*Recorded data*:
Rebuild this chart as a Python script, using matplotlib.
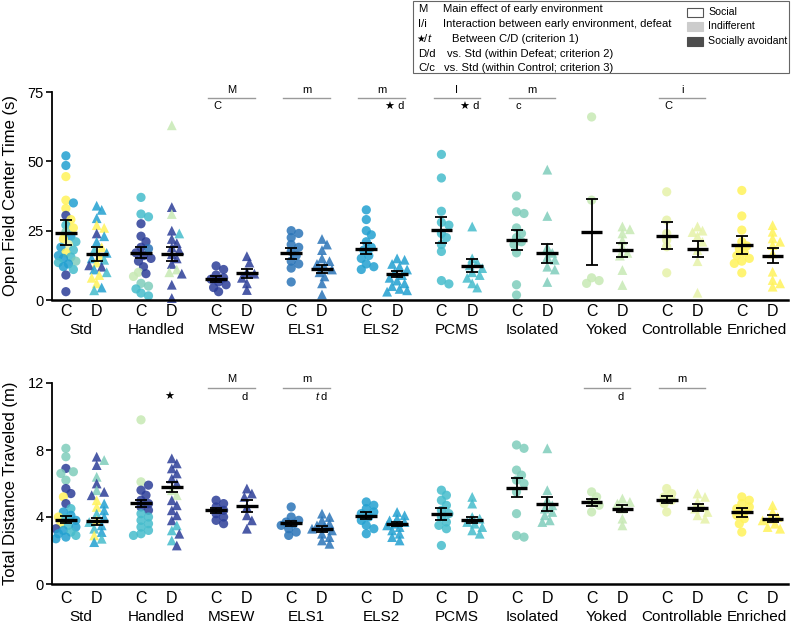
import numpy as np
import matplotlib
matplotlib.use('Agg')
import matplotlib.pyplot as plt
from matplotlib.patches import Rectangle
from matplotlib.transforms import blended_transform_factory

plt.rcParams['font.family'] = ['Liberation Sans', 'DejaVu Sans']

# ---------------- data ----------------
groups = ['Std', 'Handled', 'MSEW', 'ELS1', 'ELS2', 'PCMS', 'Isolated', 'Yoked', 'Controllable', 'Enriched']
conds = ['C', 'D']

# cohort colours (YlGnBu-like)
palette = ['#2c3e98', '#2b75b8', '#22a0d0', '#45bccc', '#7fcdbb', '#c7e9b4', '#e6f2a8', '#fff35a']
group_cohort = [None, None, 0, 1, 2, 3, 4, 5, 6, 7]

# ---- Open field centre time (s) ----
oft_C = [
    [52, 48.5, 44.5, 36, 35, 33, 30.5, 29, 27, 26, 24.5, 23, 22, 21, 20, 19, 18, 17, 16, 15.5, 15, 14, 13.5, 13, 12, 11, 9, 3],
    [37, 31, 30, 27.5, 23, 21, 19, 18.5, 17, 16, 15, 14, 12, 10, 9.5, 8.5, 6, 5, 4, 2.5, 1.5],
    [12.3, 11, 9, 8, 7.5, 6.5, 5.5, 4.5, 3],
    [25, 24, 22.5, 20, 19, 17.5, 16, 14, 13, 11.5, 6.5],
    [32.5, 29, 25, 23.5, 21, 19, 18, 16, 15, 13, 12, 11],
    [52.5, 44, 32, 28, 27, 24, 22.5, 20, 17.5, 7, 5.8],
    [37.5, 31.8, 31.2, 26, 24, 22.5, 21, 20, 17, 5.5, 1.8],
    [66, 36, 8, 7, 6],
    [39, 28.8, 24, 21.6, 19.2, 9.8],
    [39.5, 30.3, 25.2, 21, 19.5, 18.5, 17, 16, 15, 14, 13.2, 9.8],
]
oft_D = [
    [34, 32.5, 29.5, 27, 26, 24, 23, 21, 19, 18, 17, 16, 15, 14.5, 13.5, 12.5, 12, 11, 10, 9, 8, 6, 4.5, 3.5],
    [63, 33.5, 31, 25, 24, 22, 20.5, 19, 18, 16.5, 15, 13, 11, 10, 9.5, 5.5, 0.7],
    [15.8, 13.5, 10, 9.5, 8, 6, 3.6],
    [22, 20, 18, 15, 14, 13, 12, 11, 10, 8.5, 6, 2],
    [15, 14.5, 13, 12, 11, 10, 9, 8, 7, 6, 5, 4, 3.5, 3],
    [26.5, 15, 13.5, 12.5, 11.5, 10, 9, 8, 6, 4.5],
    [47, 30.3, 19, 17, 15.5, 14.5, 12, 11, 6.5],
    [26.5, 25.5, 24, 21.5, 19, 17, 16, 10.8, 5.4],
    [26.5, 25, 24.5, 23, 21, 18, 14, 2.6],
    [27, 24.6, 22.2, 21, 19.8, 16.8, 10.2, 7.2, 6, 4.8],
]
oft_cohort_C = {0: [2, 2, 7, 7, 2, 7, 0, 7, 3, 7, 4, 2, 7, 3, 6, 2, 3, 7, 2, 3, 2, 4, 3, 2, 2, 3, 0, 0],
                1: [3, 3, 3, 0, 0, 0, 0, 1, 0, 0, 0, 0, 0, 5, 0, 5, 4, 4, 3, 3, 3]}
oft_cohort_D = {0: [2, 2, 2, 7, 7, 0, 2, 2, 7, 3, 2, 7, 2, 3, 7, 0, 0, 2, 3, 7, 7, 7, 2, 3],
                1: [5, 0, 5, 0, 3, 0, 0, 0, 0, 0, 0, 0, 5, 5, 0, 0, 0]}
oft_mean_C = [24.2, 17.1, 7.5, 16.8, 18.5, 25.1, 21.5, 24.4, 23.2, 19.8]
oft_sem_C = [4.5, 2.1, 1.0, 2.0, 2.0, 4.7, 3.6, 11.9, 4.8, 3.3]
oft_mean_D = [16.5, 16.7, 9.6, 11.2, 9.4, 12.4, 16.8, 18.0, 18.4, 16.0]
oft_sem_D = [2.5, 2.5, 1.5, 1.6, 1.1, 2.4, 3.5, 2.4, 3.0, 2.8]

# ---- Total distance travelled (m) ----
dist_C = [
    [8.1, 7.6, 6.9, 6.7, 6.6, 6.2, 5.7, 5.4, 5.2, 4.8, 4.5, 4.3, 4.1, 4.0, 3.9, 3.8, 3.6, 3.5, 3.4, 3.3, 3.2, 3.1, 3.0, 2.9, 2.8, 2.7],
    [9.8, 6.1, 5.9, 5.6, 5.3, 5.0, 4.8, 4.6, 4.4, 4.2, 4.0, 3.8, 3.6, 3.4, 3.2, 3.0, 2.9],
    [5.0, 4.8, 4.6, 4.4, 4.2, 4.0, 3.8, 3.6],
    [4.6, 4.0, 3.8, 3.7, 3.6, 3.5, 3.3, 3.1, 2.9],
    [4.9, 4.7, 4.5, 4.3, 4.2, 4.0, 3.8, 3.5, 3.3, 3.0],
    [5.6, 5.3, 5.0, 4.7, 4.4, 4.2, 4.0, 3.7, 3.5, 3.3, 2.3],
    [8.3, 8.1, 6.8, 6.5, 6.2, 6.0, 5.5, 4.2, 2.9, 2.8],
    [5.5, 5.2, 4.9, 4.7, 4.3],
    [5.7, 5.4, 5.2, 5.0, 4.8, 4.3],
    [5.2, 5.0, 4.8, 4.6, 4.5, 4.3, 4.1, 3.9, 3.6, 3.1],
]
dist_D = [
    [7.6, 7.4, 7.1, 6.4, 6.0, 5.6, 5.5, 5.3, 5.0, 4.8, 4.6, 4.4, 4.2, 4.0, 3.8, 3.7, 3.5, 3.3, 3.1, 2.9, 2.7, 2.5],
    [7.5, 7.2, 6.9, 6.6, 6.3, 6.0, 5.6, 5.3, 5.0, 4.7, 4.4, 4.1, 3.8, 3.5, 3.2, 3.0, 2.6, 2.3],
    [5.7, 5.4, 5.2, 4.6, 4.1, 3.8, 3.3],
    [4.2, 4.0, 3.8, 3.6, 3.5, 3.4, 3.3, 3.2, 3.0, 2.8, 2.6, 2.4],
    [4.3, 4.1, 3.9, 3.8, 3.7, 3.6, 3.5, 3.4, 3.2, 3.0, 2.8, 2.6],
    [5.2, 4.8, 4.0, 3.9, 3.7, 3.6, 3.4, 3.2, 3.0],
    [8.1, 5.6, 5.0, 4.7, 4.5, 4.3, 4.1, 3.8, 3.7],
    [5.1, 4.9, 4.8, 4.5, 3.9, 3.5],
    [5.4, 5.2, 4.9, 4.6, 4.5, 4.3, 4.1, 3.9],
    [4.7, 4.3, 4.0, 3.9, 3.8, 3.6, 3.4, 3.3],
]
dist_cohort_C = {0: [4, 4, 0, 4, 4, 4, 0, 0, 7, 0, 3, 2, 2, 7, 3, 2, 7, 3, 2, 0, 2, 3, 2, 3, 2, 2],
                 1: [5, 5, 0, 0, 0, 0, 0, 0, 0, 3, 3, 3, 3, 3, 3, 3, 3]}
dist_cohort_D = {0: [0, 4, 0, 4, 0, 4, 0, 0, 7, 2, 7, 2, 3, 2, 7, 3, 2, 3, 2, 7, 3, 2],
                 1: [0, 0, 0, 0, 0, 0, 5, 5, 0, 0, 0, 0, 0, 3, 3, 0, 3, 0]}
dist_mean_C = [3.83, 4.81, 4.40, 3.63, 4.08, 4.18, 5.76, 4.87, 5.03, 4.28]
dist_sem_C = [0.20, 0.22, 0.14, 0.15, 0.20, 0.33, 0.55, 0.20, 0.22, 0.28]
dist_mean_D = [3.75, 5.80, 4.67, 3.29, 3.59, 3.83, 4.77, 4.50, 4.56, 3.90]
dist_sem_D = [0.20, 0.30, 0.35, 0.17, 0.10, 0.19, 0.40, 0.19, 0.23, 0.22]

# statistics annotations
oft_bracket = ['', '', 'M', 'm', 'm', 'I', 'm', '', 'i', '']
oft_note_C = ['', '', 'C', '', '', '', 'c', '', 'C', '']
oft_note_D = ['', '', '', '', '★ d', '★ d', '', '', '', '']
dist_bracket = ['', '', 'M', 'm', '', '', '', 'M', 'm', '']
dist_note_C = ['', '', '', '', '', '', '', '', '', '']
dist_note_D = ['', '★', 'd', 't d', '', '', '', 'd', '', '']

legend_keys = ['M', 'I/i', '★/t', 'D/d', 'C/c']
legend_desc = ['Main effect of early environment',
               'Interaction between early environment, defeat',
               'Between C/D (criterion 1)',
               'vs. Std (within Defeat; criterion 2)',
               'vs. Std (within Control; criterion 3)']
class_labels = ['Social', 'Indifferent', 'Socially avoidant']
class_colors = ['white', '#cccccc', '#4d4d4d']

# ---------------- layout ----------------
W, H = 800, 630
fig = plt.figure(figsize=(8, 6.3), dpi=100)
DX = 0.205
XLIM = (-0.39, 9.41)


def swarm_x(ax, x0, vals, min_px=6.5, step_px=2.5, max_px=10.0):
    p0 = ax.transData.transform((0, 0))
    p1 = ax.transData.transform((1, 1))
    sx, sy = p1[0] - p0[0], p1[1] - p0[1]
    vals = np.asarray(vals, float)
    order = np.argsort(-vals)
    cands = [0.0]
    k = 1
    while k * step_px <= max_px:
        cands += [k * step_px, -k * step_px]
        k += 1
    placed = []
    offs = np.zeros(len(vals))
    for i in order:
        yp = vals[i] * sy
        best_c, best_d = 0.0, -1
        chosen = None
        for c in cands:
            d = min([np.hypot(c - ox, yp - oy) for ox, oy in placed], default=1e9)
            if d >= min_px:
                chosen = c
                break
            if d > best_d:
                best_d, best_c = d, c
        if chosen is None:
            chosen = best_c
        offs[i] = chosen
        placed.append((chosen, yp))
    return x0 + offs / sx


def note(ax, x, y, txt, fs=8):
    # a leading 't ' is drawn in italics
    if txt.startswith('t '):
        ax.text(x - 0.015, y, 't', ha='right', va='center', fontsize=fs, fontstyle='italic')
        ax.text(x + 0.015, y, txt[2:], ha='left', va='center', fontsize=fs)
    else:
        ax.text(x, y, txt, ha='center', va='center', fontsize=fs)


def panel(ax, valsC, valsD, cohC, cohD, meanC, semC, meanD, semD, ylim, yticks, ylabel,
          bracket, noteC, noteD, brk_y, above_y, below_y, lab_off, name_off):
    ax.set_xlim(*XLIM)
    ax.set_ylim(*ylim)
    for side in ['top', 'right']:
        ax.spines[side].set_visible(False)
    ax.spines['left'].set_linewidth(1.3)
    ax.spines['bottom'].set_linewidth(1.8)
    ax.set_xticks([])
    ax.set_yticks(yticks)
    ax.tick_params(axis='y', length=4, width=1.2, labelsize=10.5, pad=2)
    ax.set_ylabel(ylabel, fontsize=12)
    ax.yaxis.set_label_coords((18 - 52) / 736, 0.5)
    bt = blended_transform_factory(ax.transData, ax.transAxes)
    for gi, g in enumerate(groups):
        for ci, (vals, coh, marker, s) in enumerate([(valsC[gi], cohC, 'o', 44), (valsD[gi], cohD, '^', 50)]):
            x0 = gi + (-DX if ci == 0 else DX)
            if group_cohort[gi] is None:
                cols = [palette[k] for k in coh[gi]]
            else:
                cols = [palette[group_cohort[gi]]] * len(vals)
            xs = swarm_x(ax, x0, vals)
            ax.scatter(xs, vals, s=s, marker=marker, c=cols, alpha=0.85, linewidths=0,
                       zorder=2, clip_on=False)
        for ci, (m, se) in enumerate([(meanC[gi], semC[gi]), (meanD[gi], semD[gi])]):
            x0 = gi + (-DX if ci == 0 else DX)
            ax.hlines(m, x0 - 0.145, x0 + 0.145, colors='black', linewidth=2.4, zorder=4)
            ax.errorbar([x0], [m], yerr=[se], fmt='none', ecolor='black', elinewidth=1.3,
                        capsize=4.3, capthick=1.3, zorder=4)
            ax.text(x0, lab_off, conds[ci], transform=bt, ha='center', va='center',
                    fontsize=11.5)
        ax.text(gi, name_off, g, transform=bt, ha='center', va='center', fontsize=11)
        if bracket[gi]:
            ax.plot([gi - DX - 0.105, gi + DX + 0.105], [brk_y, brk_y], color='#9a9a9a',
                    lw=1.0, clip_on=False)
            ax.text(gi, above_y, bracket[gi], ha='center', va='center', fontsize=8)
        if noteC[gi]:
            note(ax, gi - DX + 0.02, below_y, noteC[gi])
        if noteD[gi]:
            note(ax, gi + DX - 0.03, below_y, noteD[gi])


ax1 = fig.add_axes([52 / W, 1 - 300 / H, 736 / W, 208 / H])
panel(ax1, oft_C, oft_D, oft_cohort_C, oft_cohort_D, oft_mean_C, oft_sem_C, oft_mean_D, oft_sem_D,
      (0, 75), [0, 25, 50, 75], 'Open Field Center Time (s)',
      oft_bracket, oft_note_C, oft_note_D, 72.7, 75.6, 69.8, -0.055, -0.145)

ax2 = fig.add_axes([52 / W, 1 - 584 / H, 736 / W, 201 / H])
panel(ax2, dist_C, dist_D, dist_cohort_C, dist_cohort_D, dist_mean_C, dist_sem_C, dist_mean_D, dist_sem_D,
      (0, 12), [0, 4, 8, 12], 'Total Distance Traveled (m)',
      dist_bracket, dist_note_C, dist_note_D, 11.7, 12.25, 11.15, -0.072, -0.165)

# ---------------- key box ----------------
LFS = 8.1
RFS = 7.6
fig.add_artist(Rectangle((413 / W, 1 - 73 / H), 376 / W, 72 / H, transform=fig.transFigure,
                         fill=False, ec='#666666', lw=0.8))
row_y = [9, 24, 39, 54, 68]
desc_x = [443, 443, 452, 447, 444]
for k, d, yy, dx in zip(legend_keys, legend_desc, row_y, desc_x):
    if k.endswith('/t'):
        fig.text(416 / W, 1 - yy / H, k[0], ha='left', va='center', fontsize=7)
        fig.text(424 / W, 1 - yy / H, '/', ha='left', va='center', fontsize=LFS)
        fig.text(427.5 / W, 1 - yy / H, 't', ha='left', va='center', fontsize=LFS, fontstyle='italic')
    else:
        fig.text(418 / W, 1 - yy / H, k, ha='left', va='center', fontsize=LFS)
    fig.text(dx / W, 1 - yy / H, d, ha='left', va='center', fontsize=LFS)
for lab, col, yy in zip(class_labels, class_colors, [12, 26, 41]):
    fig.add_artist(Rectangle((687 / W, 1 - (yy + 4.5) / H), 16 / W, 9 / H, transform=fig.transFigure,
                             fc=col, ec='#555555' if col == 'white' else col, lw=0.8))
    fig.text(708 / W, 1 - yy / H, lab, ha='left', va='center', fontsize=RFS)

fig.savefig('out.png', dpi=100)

*Stated goal*:
Set the lines above down again, word for word, from the first through the one containing "from matplotlib.transforms import"; pictures excluded.

*Answer to the task*:
Rebuild this chart as a Python script, using matplotlib.
import numpy as np
import matplotlib
matplotlib.use('Agg')
import matplotlib.pyplot as plt
from matplotlib.patches import Rectangle
from matplotlib.transforms import blended_transform_factory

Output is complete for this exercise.